=== Set problem ===
Answer with one number: the count of lines in this material that hold the word "seaborn".

Rows from a dataset of charts and code
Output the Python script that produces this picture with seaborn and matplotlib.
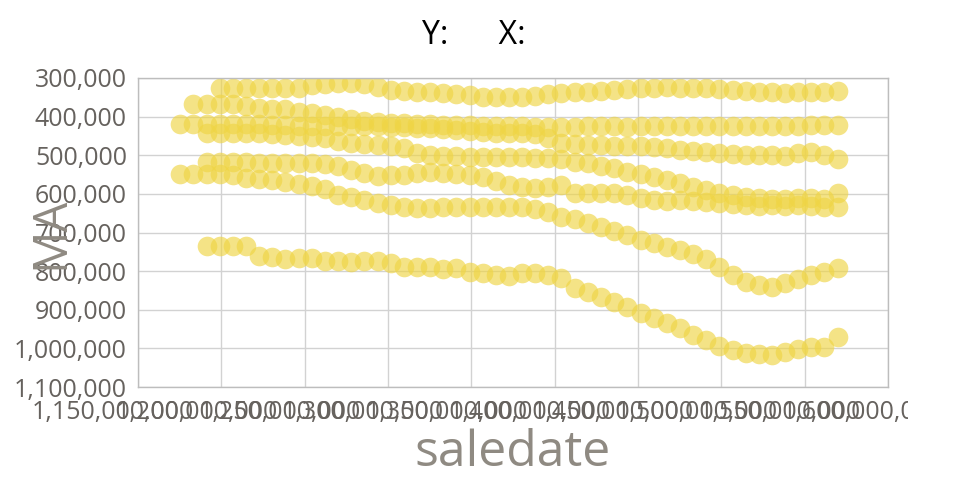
import matplotlib
matplotlib.use("Agg")
import matplotlib.pyplot as plt
import matplotlib.transforms as mtransforms
from matplotlib.ticker import FuncFormatter
import pandas as pd
import seaborn as sns

# quarter-end sale dates, 2007 Q1 .. 2019 Q3
try:
    quarters = pd.date_range("2007-03-31", "2019-09-30", freq="QE")
except ValueError:
    quarters = pd.date_range("2007-03-31", "2019-09-30", freq="Q")
saledate = list((quarters - pd.Timestamp("1970-01-01")) // pd.Timedelta("1s"))

# moving average per series (thousands), first quarter index in `quarters`
house3_start = 0
house3_ma = [419, 419, 419, 419, 419, 419, 419, 422, 422, 424, 424, 424, 424, 424, 424, 424,
             427, 427, 429, 429, 432, 435, 437, 440, 442, 442, 442, 445, 455, 468, 471, 473,
             473, 476, 476, 476, 479, 481, 486, 489, 492, 494, 497, 499, 499, 499, 502, 494,
             492, 499, 510]

house4_start = 0
house4_ma = [549, 549, 549, 549, 551, 559, 561, 564, 569, 574, 580, 587, 603, 608, 616, 624,
             629, 634, 637, 637, 634, 634, 634, 634, 634, 634, 634, 639, 647, 660, 665, 675,
             686, 696, 706, 719, 727, 738, 745, 756, 769, 789, 810, 828, 836, 841, 831, 820,
             810, 802, 792]

unit2_start = 1
unit2_ma = [367, 367, 367, 367, 372, 378, 380, 380, 388, 391, 396, 401, 406, 411, 414, 417,
            417, 419, 419, 422, 422, 422, 424, 424, 424, 424, 427, 427, 427, 427, 424, 424,
            424, 427, 424, 424, 424, 424, 424, 424, 424, 424, 424, 424, 424, 424, 424, 422,
            422, 422]

house2_start = 2
house2_ma = [442, 442, 442, 442, 442, 445, 448, 450, 453, 455, 463, 468, 471, 473, 476, 481,
             494, 499, 502, 502, 505, 505, 505, 505, 505, 507, 507, 510, 517, 520, 528, 533,
             543, 549, 556, 564, 572, 582, 590, 598, 603, 608, 611, 613, 613, 611, 611, 613,
             598]

unit3_start = 2
unit3_ma = [517, 517, 517, 517, 520, 520, 520, 520, 520, 522, 528, 538, 546, 554, 551, 551,
            546, 543, 546, 549, 551, 556, 567, 577, 582, 585, 582, 577, 598, 598, 598, 598,
            603, 611, 616, 618, 616, 618, 621, 624, 626, 629, 631, 629, 631, 629, 631, 634,
            634]

house5_start = 2
house5_ma = [736, 736, 736, 736, 760, 763, 768, 765, 766, 773, 774, 776, 773, 774, 779, 789,
             789, 790, 794, 792, 802, 805, 810, 813, 805, 805, 810, 818, 844, 854, 867, 880,
             893, 908, 921, 934, 947, 965, 978, 994, 1004, 1012, 1015, 1017, 1009, 1001, 996,
             996, 971]

unit1_start = 3
unit1_ma = [326, 326, 326, 326, 327, 327, 326, 318, 316, 313, 313, 316, 323, 331, 334, 336,
            336, 339, 341, 344, 349, 349, 349, 349, 347, 341, 339, 336, 336, 334, 331, 329,
            326, 326, 323, 326, 326, 326, 329, 331, 334, 336, 336, 339, 336, 336, 336, 334]

x_ticks = [1150000000, 1200000000, 1250000000, 1300000000, 1350000000,
           1400000000, 1450000000, 1500000000, 1550000000, 1600000000]
y_ticks = [300000, 400000, 500000, 600000, 700000, 800000, 900000, 1000000, 1100000]

rows = []
for start, vals in [(house3_start, house3_ma), (house4_start, house4_ma),
                    (unit2_start, unit2_ma), (house2_start, house2_ma),
                    (unit3_start, unit3_ma), (house5_start, house5_ma),
                    (unit1_start, unit1_ma)]:
    for i, v in enumerate(vals):
        rows.append((saledate[start + i], v * 1000))
df = pd.DataFrame(rows, columns=["saledate", "MA"])

sns.set_style("white")
plt.rcParams["font.family"] = ["Open Sans", "DejaVu Sans"]

fig = plt.figure(figsize=(9.6, 5), dpi=100)
ax = fig.add_axes([0.14375, 0.226, 0.78125, 0.618])

sns.scatterplot(data=df, x="saledate", y="MA", color="#EFD545", alpha=0.65,
                s=200, linewidth=0, legend=False, ax=ax)

ax.set_xlim(x_ticks[0], x_ticks[-1])
ax.set_ylim(y_ticks[-1], y_ticks[0])
ax.set_xticks(x_ticks)
ax.set_yticks(y_ticks)
fmt = FuncFormatter(lambda v, p: f"{v:,.0f}")
ax.xaxis.set_major_formatter(fmt)
ax.yaxis.set_major_formatter(fmt)

ax.grid(True, color="#d2d2d2", linewidth=1)
ax.set_axisbelow(True)
for sp in ax.spines.values():
    sp.set_color("#bdbdbd")
    sp.set_linewidth(1)

ax.tick_params(axis="both", length=0, labelsize=18, labelcolor="#66625e")
ax.tick_params(axis="x", pad=9)
ax.tick_params(axis="y", pad=8)

# x labels sit left of their grid lines and are cut at the right
shift = mtransforms.ScaledTranslation(-0.25, 0, fig.dpi_scale_trans)
clip = mtransforms.TransformedBbox(mtransforms.Bbox.from_extents(0, 0, 908 / 960, 1),
                                   fig.transFigure)
for lab in ax.get_xticklabels():
    lab.set_transform(lab.get_transform() + shift)
    lab.set_clip_box(clip)
    lab.set_clip_on(True)

ax.set_xlabel("saledate", fontsize=36, color="#8f8a82")
ax.set_ylabel("MA", fontsize=34, color="#8f8a82")
ax.xaxis.set_label_coords(0.5, -0.135)
ax.yaxis.set_label_coords(-0.085, 0.5)

fig.text(474 / 960, 1 - 36 / 500, "Y:      X:", fontsize=23, color="black",
         ha="center", va="center")

fig.savefig("out.png", dpi=100)
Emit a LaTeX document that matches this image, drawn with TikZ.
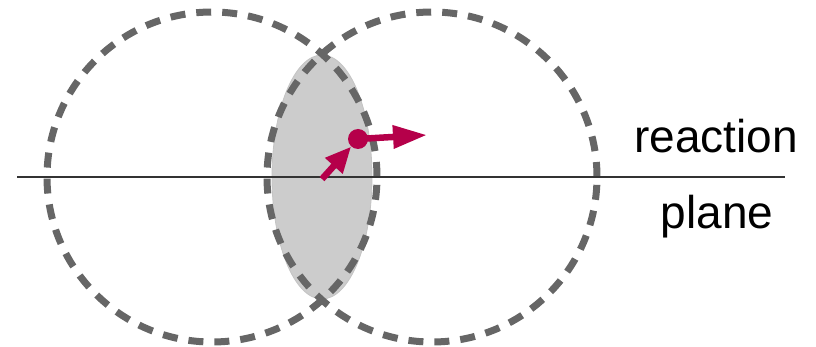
\documentclass[tikz,border=0pt]{standalone}
\usepackage{fontspec}
\setmainfont{Liberation Sans}
\usetikzlibrary{arrows.meta}
\definecolor{dashgrey}{HTML}{666666}
\definecolor{lensgrey}{HTML}{CCCCCC}
\definecolor{lensedge}{HTML}{C4C4C4}
\definecolor{planeline}{HTML}{333333}
\definecolor{crimson}{HTML}{B5004A}
\tikzset{
  orbit/.style={draw=dashgrey, line width=7pt, dash pattern=on 15pt off 11pt},
  lens/.style={fill=lensgrey, draw=lensedge, line width=0.8pt},
  planeln/.style={draw=planeline, line width=1.2pt},
  label/.style={font=\fontsize{46}{55}\selectfont, inner sep=0pt, anchor=base},
  momentum/.style={draw=crimson, line width=6.5pt, -{Triangle[length=26pt,width=22pt]}},
  vertex/.style={circle, fill=crimson, inner sep=0pt, minimum size=20pt}
}
\begin{document}
\begin{tikzpicture}[x=1pt,y=-1pt]
\useasboundingbox (0,0) rectangle (816,347);
\fill[lens] (322,177) ellipse[x radius=50pt, y radius=122pt];
\draw[orbit] (212,177) circle[radius=165pt];
\draw[orbit] (432,177) circle[radius=165pt];
\coordinate (pl) at (17,177);
\coordinate (pr) at (785,177);
\draw[planeln] (pl) -- (pr);
\node[vertex] (dot) at (358,139) {};
\coordinate (tail) at (322,179);
\coordinate (tip) at (427,135);
\draw[momentum] (tail) -- (dot);
\draw[momentum, -{Triangle[length=34pt,width=22pt]}] (dot.center) -- (tip);
\node[label] (reac) at (716,153) {reaction};
\node[label] (plane) at (717,229) {plane};
\end{tikzpicture}
\end{document}
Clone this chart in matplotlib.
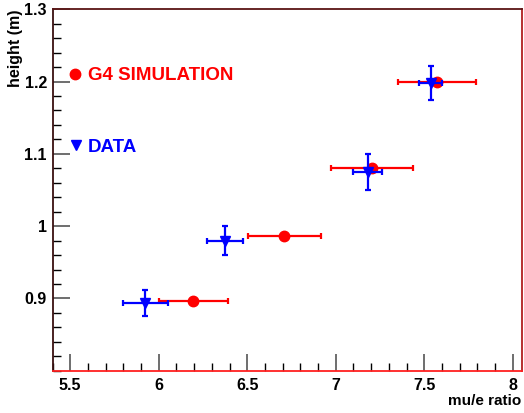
import matplotlib
matplotlib.use("Agg")
import matplotlib.pyplot as plt
from matplotlib.ticker import MultipleLocator, FixedLocator

plt.rcParams['font.family'] = ['Liberation Sans', 'DejaVu Sans']

# G4 simulation (red)
sim_x = [6.195, 6.71, 7.205, 7.57]
sim_y = [0.896, 0.986, 1.081, 1.200]
sim_xerr = [0.195, 0.205, 0.23, 0.22]

# Data (blue)
dat_x = [5.925, 6.372, 7.18, 7.535]
dat_y = [0.894, 0.980, 1.075, 1.198]
dat_xerr = [0.127, 0.102, 0.082, 0.066]
dat_yerr = [0.018, 0.020, 0.025, 0.023]

xticks = [5.5, 6, 6.5, 7, 7.5, 8]
xticklabels = ['5.5', '6', '6.5', '7', '7.5', '8']
yticks = [0.9, 1.0, 1.1, 1.2, 1.3]
yticklabels = ['0.9', '1', '1.1', '1.2', '1.3']

fig = plt.figure(figsize=(5.24, 4.13), dpi=100)
ax = fig.add_axes([0.1002, 0.1024, 0.8954, 0.8751])

ax.errorbar(sim_x, sim_y, xerr=sim_xerr, fmt='o', color='#ff0000', ecolor='#ff0000',
            markersize=7.5, elinewidth=1.6, capsize=2, capthick=1.6, zorder=3)
ax.errorbar(dat_x, dat_y, xerr=dat_xerr, yerr=dat_yerr, fmt='v', color='#0000ff',
            ecolor='#0000ff', markersize=7.5, elinewidth=1.6, capsize=2, capthick=1.6, zorder=4)

ax.set_xlim(5.4, 8.05)
ax.set_ylim(0.8, 1.3)
ax.xaxis.set_major_locator(FixedLocator(xticks))
ax.set_xticklabels(xticklabels)
ax.yaxis.set_major_locator(FixedLocator(yticks))
ax.set_yticklabels(yticklabels)
ax.xaxis.set_minor_locator(MultipleLocator(0.1))
ax.yaxis.set_minor_locator(MultipleLocator(0.02))

ax.tick_params(axis='both', which='major', direction='in', length=12, width=1.2,
               color='#555555', labelsize=11.5)
ax.tick_params(axis='x', which='major', pad=5)
ax.tick_params(axis='y', which='major', pad=4)
ax.tick_params(axis='both', which='minor', direction='in', length=6, width=1.0, color='black')
ax.tick_params(top=False, right=False, which='both')
for lab in ax.get_xticklabels() + ax.get_yticklabels():
    lab.set_fontweight('bold')

ax.spines['bottom'].set_color('#ff2020')
ax.spines['left'].set_color('#3a1010')
ax.spines['top'].set_color('#5a1515')
ax.spines['right'].set_color('#b02020')
for s in ax.spines.values():
    s.set_linewidth(1.3)

fig.text(0.030, 0.978, 'height (m)', rotation=90, ha='center', va='top',
         fontsize=11.5, fontweight='bold')
fig.text(0.995, 0.012, 'mu/e ratio', ha='right', va='bottom',
         fontsize=11, fontweight='bold')

# Legend
ax.plot([0.048], [0.822], 'o', color='#ff0000', markersize=7.5, transform=ax.transAxes)
ax.text(0.0757, 0.818, 'G4 SIMULATION', color='#ff0000', fontsize=13.5,
        fontweight='bold', va='center', ha='left', transform=ax.transAxes)
ax.plot([0.050], [0.624], 'v', color='#0000ff', markersize=6.5, transform=ax.transAxes)
ax.text(0.0757, 0.618, 'DATA', color='#0000ff', fontsize=13.5,
        fontweight='bold', va='center', ha='left', transform=ax.transAxes)

fig.savefig('out.png', dpi=100)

=== Complete response ===
2